1952 Arrest Convention
- Type: Admiralty law
- Signed: 10 May 1952
- Location: Brussels, Belgium
- Effective: 24 February 1956
- Condition: Two ratifications
- Signatories: 19
- Parties: 71
- Depositary: Government of the Kingdom of Belgium
- Languages: English and French

= 1952 Arrest Convention =

1952 multilateral treaty

The 1952 Arrest Convention (full title: International Convention for the unification of certain rules relating to Arrest of Sea-going Ships) is a 1952 multilateral treaty whereby states agree to rules on the arrest of ships.

By the convention, states agree to the following rule: a state agrees to allow a foreign jurisdiction to arrest a ship of its nationality that is present in the foreign jurisdiction's port. The arrest can be made only after a warrant of arrest is issued in the domestic jurisdiction of the port state. The rules of the Convention apply only if both the state of nationality and the state performing the arrest are state parties to the convention.

The convention was concluded and signed on 10 May 1952 in Brussels, Belgium; it entered into force on 24 February 1956. It has been signed by 19 states and is in force in 71 jurisdictions.

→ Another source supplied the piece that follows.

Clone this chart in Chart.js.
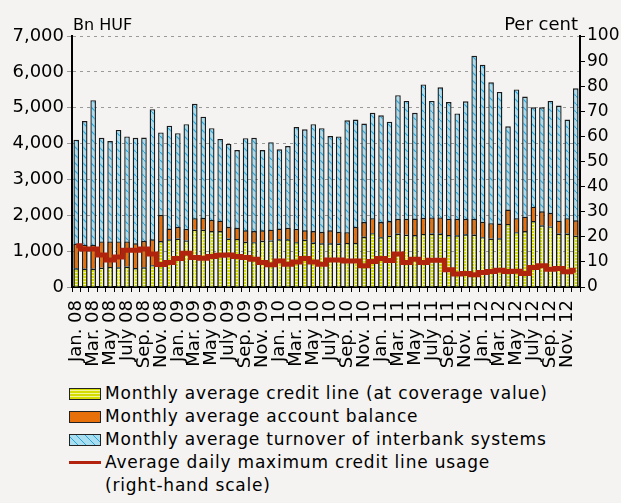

Spain, an original signatory of the convention, denounced it in 2011. The depositary of the convention is the government of Belgium.

(The French title is Convention internationale pour l'unification de certaines règles sur la saisie conservatoire des navires de mer.)

==Arrest Convention 1999==

In 1999, the International Convention on Arrest of Ships was concluded. The intent of the International Maritime Organization is that the 1999 Convention will come to replace the 1952 Convention, but as of 2014 the 1999 Convention has only 11 state parties. It entered into force on 14 September 2011.